Judge Davies at first balked at that idea, suggesting that it would raise questions about whether different jurors saw different portrayals. Clymer was ready with a response.

“I have watched the videotape simultaneously on various screens, and there are things you can see on a higher resolution screen that you cannot see” on a large-screen monitor, he said. “It’s as if you’re watching the street through your windshield when it’s raining.”

After hearing Clymer’s argument, Davies relented and said he would reconsider.

That was a small point in this enormous case, but Clymer’s approach to it was typical. He researched the question thoroughly, argued it persuasively and, when challenged, politely declined to back down. Those qualities, combined with his will to win, have won Clymer a committed cadre of admirers in the law enforcement community.

“If there was ever an individual who was dedicated to accomplishing his mission, it’s Steve Clymer,” said John Zienter, the resident agent in charge of the Drug Enforcement Administration’s Los Angeles office. “We really admire him.”

That is not to say that Clymer is without critics.

“He’s exceptionally dedicated, and when I say he’s bright, I mean really bright,” said one defense lawyer. “What he may not have is an understanding of people, nor do I think that he cares to have that understanding. He’s got a gigantic ego.”

Advertisement

That impression may be fueled by Clymer’s brusque demeanor in court and his feisty approach to argument. A former rugby player who bristles with competitiveness, there is little about Clymer that suggests he is subject to private doubts.

But when pressed, he admits that there are aspects of his job that have tugged at his conscience. In 1988, he was asked to prosecute a case that required him to seek the death penalty against one of two men accused of killing two DEA agents. He hesitated before agreeing.

“It was a very, very tough decision for me to make,” said Clymer. “It’s always been difficult for me to think of myself as sufficiently wise or sufficiently intelligent to be able to ask 12 people to take somebody’s life.”

After spending about a week wrestling with the idea, Clymer took the case. Once he did, there was no looking back. He prosecuted it feverishly, and both defendants were convicted.

Earlier in his prosecutorial career, Clymer says he fought with just as much determination to let a defendant go free.

“When I was in Philadelphia, I worked very hard and successfully to get a case dismissed against a guy who police officers claimed had tried to kill them,” Clymer said. “I didn’t believe the police officers. . . . That’s one of the victories of which I’m the proudest.”

Advertisement

Today, Clymer is again challenging the credibility of police officers, this time in a case that could send four of them to prison for 10 years each. But even though he started his career by prosecuting corrupt cops and stands to cap it by prosecuting allegedly brutal ones, Clymer’s belief in law enforcement remains unruffled.

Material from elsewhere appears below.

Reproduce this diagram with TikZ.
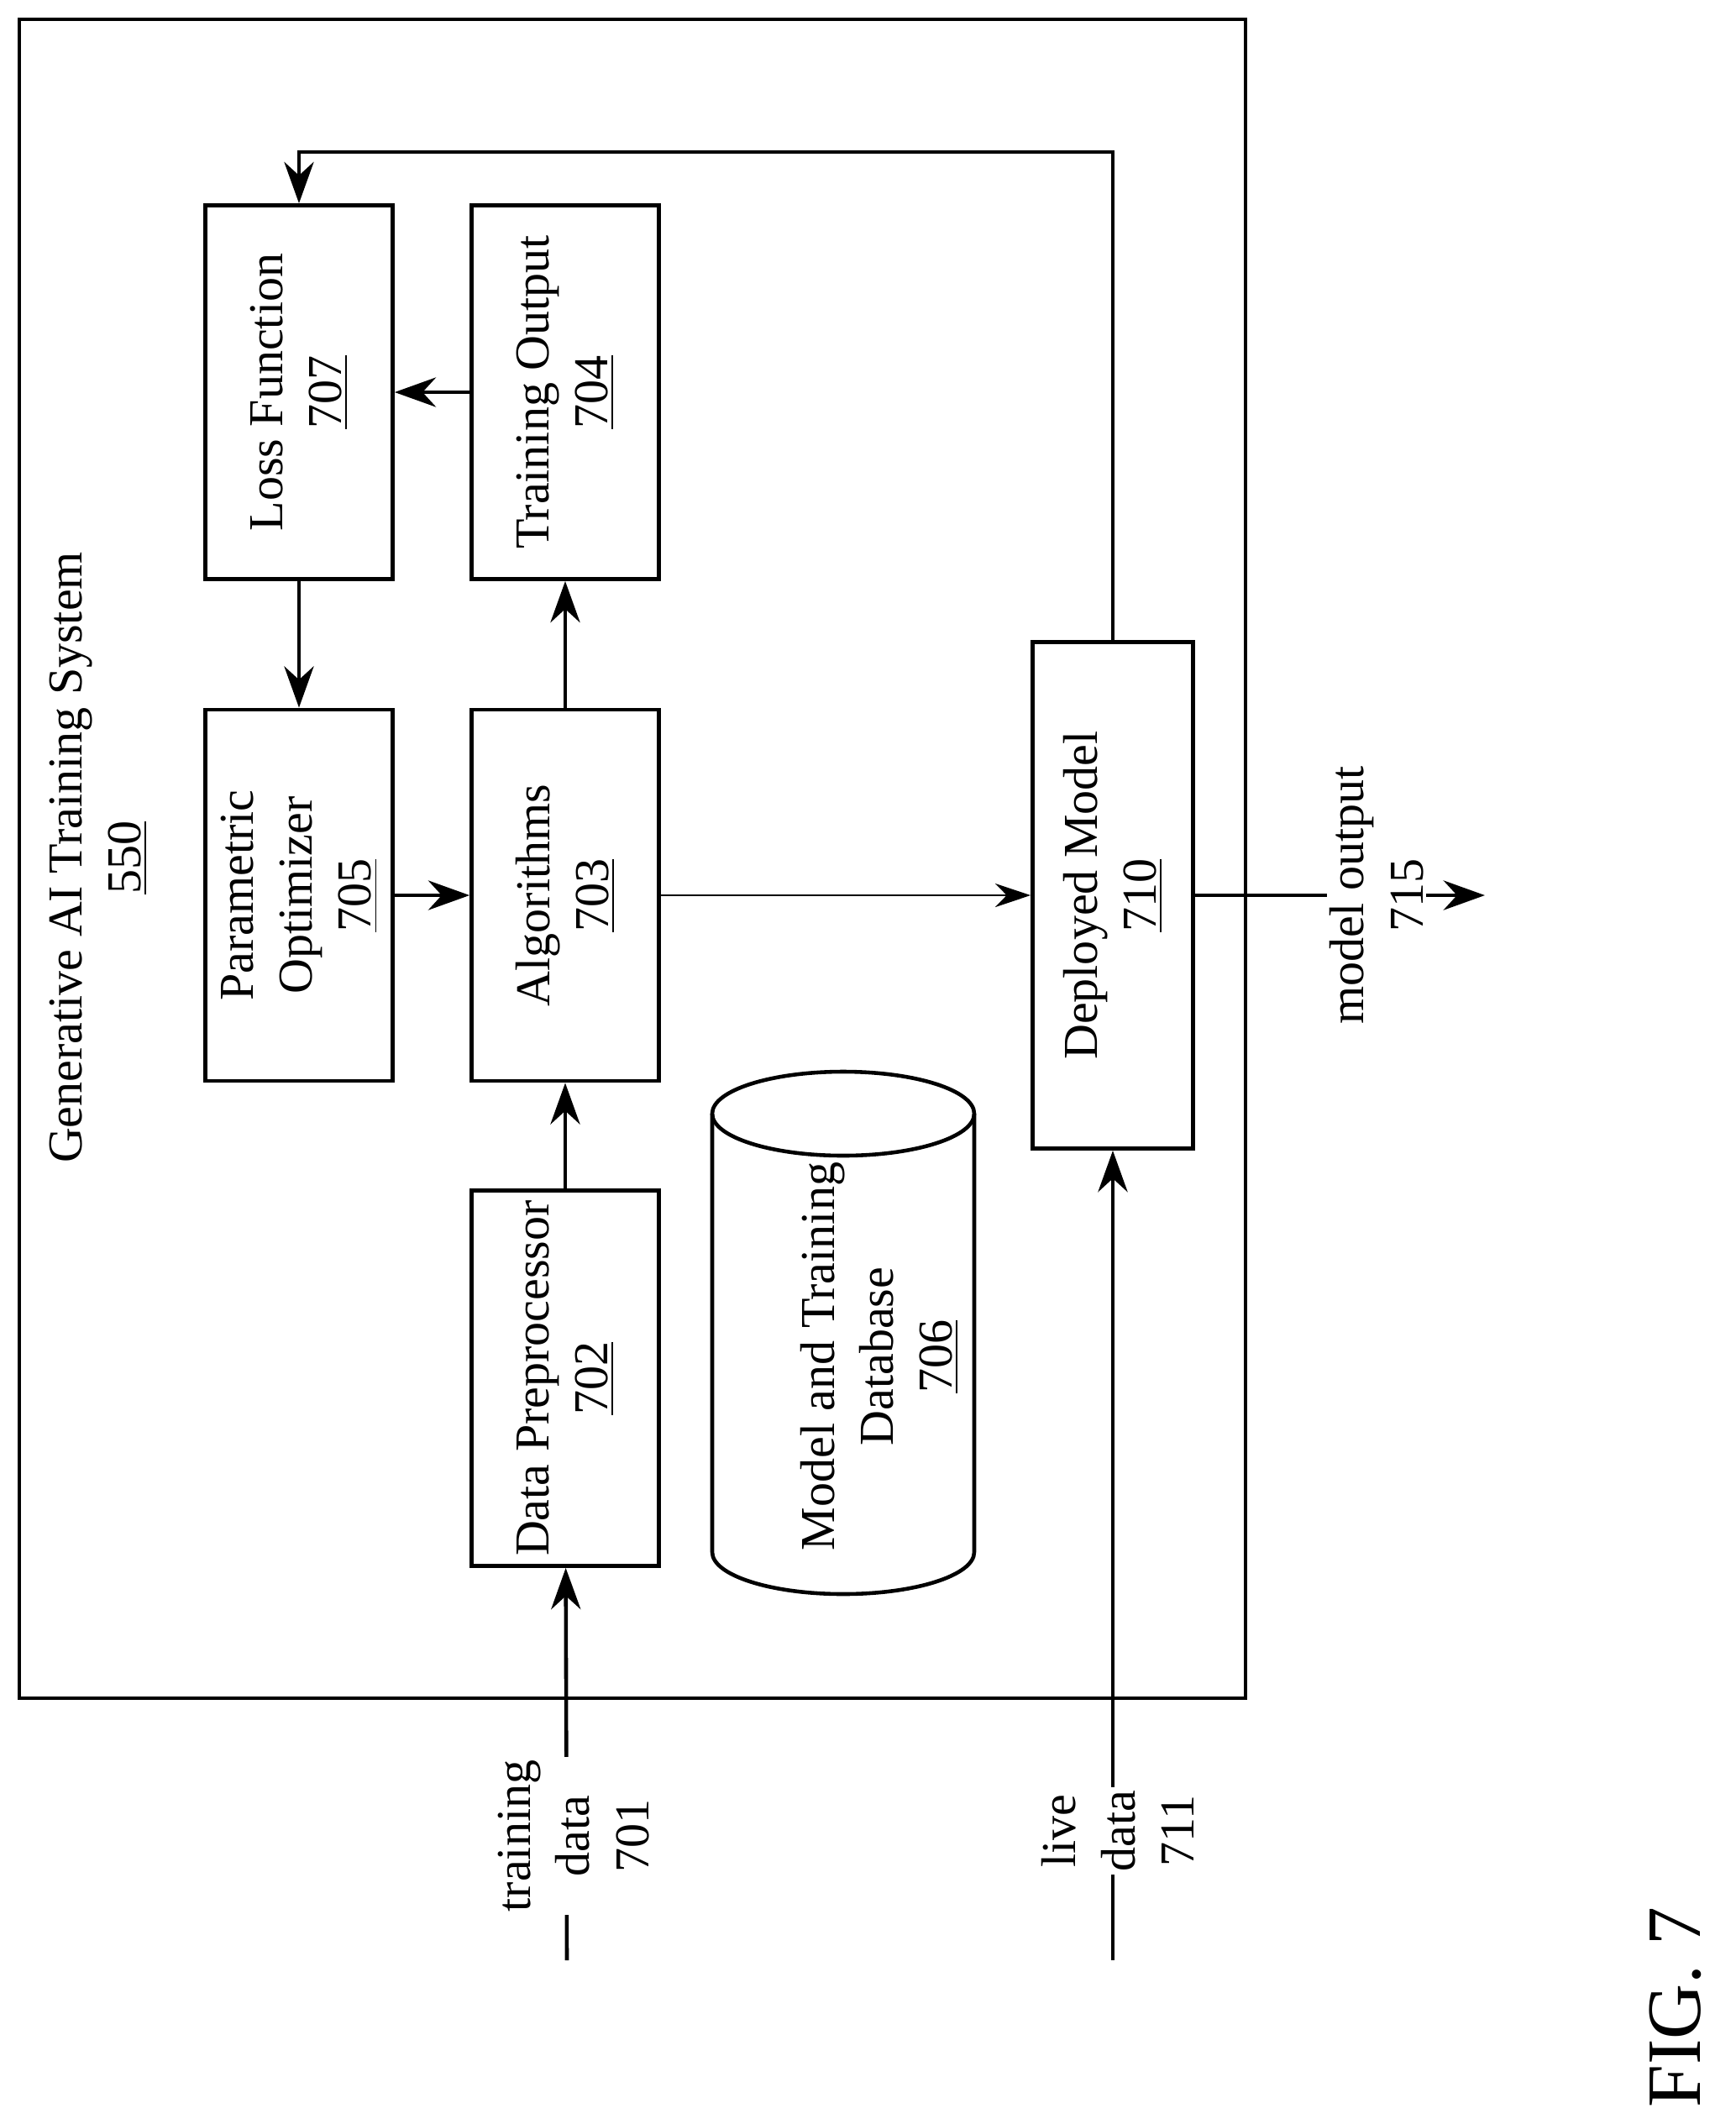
\documentclass[tikz,border=0pt]{standalone}
\usepackage{fontspec}
\setmainfont{Liberation Serif}
\usetikzlibrary{arrows.meta,positioning}

\tikzset{
  blk/.style={draw, line width=1.3pt, rotate=90, align=center, inner sep=0pt,
    font=\fontsize{16.5}{20}\selectfont},
  lbl/.style={rotate=90, align=center, inner sep=1pt, fill=white,
    font=\fontsize{16.5}{20}\selectfont},
  arr/.style={line width=1.3pt, -{Stealth[length=14pt,width=10pt]}},
}

\begin{document}
\begin{tikzpicture}[x=0.01cm, y=-0.01cm]

        \useasboundingbox (0,0) rectangle (2067,2529);

        % outer frame and title
        \draw[line width=1.3pt] (23,23) rectangle (1483,2022);
        \node (title) [lbl] at (117,1021) {Generative AI Training System\\\underline{550}};

        % blocks
        \node (LF) [blk, minimum width=4.45cm, minimum height=2.23cm] at (356,467)
        {Loss Function\\\underline{707}};
        \node (TO) [blk, minimum width=4.45cm, minimum height=2.23cm] at (673,467)
        {Training Output\\\underline{704}};
        \node (PO) [blk, minimum width=4.42cm, minimum height=2.23cm] at (356,1066)
        {Parametric\\Optimizer\\\underline{705}};
        \node (AL) [blk, minimum width=4.42cm, minimum height=2.23cm] at (673,1066)
        {Algorithms\\\underline{703}};
        \node (DP) [blk, minimum width=4.47cm, minimum height=2.23cm] at (673,1641)
        {Data Preprocessor\\\underline{702}};
        \node (DM) [blk, minimum width=6.03cm, minimum height=1.91cm] at (1325,1066)
        {Deployed Model\\\underline{710}};

        % database cylinder
        \draw[line width=1.3pt, fill=white] (848,1326) -- (848,1848)
            arc[start angle=180, end angle=0, x radius=156, y radius=50]
            -- (1160,1326);
        \draw[line width=1.3pt] (1004,1326) ellipse[x radius=156, y radius=50];
        \node (DB) [lbl, fill=none] at (1047,1615)
        {Model and Training\\Database\\\underline{706}};

        % free ends
        \coordinate (fb) at (1325,181);
        \coordinate (td) at (675,2334);
        \coordinate (lv) at (1325,2334);
        \coordinate (mo) at (1768,1066);

        % connectors
        \draw[arr] (TO) -- (LF);
        \draw[arr] (LF) -- (PO);
        \draw[arr] (PO) -- (AL);
        \draw[arr] (AL) -- (TO);
        \draw[arr] (DP) -- (AL);
        \draw[line width=0.6pt, -{Stealth[length=12pt,width=8pt]}] (AL) -- (DM);
        \draw[arr] (DM.east) -- (fb) -| (LF.east);
        \draw[arr] (td) -- (DP);
        \draw[arr] (lv) -- (DM);
        \draw[arr] (DM) -- (mo);

        % labels on lines
        \node (tdl) [lbl] at (683,2186) {training\\data\\701};
        \node (lvl) [lbl] at (1331,2180) {live\\data\\711};
        \node (mol) [lbl] at (1639,1066) {model output\\715};

        \node (fig) [rotate=90, font=\fontsize{26}{30}\selectfont] at (1995,2390) {FIG. 7};

\end{tikzpicture}
\end{document}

“My feeling about police officers is that the vast majority of them are incredibly decent, hard-working, honest people,” he said.

Harland W. Braun, one of Clymer’s adversaries in the current case, considers him a skilled and formidable opponent. But Braun, who is representing Officer Theodore J. Briseno, questions Clymer’s sensitivity to courtroom subtlety, and already has conducted a persistent campaign of baiting his foe.

“He’s a very hard-working guy, very competitive,” Braun said. “His instinct is to go, go, go. But one consequence of that is that he jumps in when he doesn’t need to. He’s obsessed with convicting these guys, and it shows.”

Clymer appears thoroughly untroubled, and he dismisses criticism from current and former opponents.

“I’ve never seen this job as a popularity contest,” he said. “I have a very strong sense of what’s right and what’s wrong, and I abide by that sense. If I do something that displeases a defense attorney, that’s not my problem.”

Advertisement

Profile: Barry F. Kowalski

Kowalski is one of two lead prosecutors in the federal case charging four Los Angeles police officers with violating Rodney G. King’s civil rights.

Born: Aug. 26, 1944.

Education: Graduated from Brown University, Providence, R.I., in 1966 and Catholic University Law School in 1973.

Career highlights: Kowalski lists the highlights of his life as raising his daughter, going to Vietnam in combat and two of his most celebrated cases--the prosecution of Ku Klux Klan members in the lynching of Michael Donald and convictions he obtained in the murder of disc jockey Alan Berg. “Michael Donald was a horrible, atrocious murder that went unsolved until we did a federal grand jury investigation and brought (the killers) to justice. Berg because of the difficulties of that prosecution, with the evidence entirely circumstantial and based on confessions of people who made deals with the government.”

Interests: Horseback riding, skiing, running, windsurfing, bird-watching.

Personal: One daughter, 24.

Quote: “It’s honestly true that I came to government for the money. Once I got in my job, I became incredibly impressed with the fact that to my knowledge the United States is the only government which has a group of prosecutors whose only job is to make sure that the constitutional rights of all citizens are protected. And that’s my job.”

Profile: Steven D. Clymer

Clymer is one of two lead prosecutors in the federal case in which four Los Angeles police officers are charged with violating Rodney G. King’s civil rights.

Born: May 16, 1958.

Education: Graduated magna cum laude from Cornell University in 1980. Also graduated magna cum laude from Cornell Law School, where he was editor of the Cornell Law Review.

Advertisement

Career highlights: As a freshman lawyer, Clymer worked for the Philadelphia district attorney’s office, where he was prosecutor in a lengthy police corruption investigation that resulted in 27 indictments. In 1987, he came to the U.S. attorney’s office in Los Angeles. As a federal prosecutor, he has tried a number of high-profile cases, including a 1988 case in which two defendants were charged with murdering a Drug Enforcement Administration agent. He also has served as chief of training and the major crimes section, and as deputy chief of the narcotics section.

Interests: Reading (mostly history and biography), skiing, running, bicycling.

Personal: Engaged to be married.

Quote: “When I was in Philadelphia, I worked very hard and successfully to get a case dismissed against a guy who police officers claimed had tried to kill them. I didn’t believe the police officers. . . . That’s one of the victories of which I’m the proudest. It wasn’t one I fought in the courtroom, it was one I fought in the office.”